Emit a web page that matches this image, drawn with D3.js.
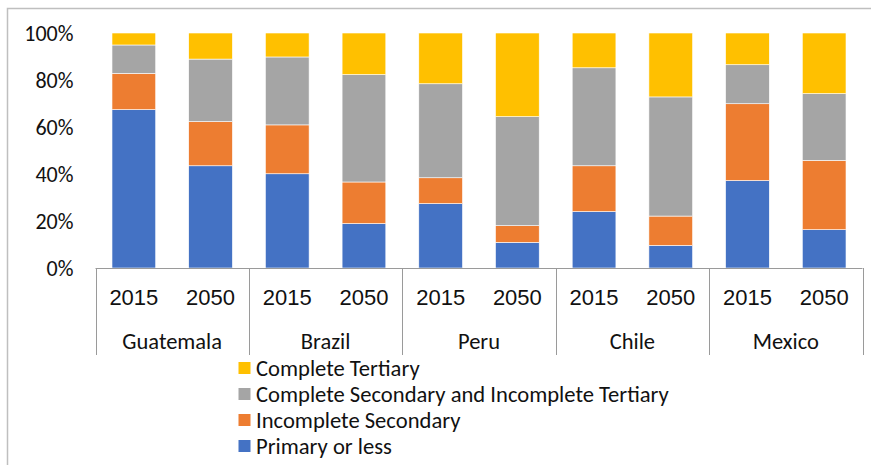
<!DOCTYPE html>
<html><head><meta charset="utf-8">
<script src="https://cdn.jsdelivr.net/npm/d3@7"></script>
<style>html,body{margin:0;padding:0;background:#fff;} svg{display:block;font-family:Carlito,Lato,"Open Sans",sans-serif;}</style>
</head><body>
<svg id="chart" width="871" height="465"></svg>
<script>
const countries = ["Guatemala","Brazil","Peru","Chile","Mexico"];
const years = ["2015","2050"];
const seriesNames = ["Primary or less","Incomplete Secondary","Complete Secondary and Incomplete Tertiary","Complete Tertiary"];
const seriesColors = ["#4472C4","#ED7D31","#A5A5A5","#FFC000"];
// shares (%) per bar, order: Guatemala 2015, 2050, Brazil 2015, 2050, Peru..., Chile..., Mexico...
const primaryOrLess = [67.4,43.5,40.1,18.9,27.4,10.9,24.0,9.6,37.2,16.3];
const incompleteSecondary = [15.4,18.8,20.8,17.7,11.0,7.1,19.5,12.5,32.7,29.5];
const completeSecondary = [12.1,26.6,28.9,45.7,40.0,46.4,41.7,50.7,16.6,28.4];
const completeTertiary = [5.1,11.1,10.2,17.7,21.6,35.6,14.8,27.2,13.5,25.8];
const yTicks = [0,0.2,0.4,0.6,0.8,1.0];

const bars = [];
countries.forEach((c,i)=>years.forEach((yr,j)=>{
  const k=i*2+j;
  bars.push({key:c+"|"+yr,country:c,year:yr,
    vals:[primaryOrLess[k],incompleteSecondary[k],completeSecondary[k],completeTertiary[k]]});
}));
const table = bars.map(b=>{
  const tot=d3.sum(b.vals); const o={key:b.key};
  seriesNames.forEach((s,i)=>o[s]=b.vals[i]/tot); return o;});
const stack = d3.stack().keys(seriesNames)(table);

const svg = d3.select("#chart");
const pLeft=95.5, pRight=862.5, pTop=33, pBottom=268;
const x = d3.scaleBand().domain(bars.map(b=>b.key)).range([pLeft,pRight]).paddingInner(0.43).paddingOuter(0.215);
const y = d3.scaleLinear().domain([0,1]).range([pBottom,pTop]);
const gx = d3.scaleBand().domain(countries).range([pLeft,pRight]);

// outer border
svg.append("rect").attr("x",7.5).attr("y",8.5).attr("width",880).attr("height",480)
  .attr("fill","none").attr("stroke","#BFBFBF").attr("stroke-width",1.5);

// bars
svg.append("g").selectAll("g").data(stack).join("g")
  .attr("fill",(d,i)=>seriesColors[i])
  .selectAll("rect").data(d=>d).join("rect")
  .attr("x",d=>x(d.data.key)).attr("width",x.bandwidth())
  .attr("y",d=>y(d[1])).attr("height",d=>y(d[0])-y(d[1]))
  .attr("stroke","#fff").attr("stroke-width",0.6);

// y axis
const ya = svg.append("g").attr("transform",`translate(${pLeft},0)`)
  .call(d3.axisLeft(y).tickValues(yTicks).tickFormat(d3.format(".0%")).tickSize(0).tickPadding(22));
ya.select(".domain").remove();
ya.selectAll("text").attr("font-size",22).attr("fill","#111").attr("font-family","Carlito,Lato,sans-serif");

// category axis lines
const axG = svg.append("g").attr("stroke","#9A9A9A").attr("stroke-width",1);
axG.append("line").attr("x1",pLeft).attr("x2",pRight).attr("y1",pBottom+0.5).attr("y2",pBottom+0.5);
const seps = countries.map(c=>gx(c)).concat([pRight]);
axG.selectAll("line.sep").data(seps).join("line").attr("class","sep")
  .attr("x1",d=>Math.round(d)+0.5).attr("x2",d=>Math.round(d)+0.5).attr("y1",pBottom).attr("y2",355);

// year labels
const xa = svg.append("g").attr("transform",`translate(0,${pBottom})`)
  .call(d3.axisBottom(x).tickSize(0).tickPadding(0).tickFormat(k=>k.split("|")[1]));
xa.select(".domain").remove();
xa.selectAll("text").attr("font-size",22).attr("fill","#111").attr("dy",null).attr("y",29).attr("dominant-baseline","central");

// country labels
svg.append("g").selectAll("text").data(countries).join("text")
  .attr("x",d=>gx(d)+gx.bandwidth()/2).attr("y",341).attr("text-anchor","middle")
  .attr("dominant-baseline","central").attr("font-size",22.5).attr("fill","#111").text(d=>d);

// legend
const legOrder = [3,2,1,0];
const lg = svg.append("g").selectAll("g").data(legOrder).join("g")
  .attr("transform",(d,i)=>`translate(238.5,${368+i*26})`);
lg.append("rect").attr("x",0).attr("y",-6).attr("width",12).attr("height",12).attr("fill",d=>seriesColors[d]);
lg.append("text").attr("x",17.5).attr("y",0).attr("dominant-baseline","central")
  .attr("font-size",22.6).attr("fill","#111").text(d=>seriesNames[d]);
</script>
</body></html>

==========

Given instruction —
Leave out the pictures. Transcribe only the lines above, from the first through the one that contains "const yTicks = [0,0.2,0.4,0.6,0.8,1.0];".

Worked solution —
Emit a web page that matches this image, drawn with D3.js.
<!DOCTYPE html>
<html><head><meta charset="utf-8">
<script src="https://cdn.jsdelivr.net/npm/d3@7"></script>
<style>html,body{margin:0;padding:0;background:#fff;} svg{display:block;font-family:Carlito,Lato,"Open Sans",sans-serif;}</style>
</head><body>
<svg id="chart" width="871" height="465"></svg>
<script>
const countries = ["Guatemala","Brazil","Peru","Chile","Mexico"];
const years = ["2015","2050"];
const seriesNames = ["Primary or less","Incomplete Secondary","Complete Secondary and Incomplete Tertiary","Complete Tertiary"];
const seriesColors = ["#4472C4","#ED7D31","#A5A5A5","#FFC000"];
// shares (%) per bar, order: Guatemala 2015, 2050, Brazil 2015, 2050, Peru..., Chile..., Mexico...
const primaryOrLess = [67.4,43.5,40.1,18.9,27.4,10.9,24.0,9.6,37.2,16.3];
const incompleteSecondary = [15.4,18.8,20.8,17.7,11.0,7.1,19.5,12.5,32.7,29.5];
const completeSecondary = [12.1,26.6,28.9,45.7,40.0,46.4,41.7,50.7,16.6,28.4];
const completeTertiary = [5.1,11.1,10.2,17.7,21.6,35.6,14.8,27.2,13.5,25.8];
const yTicks = [0,0.2,0.4,0.6,0.8,1.0];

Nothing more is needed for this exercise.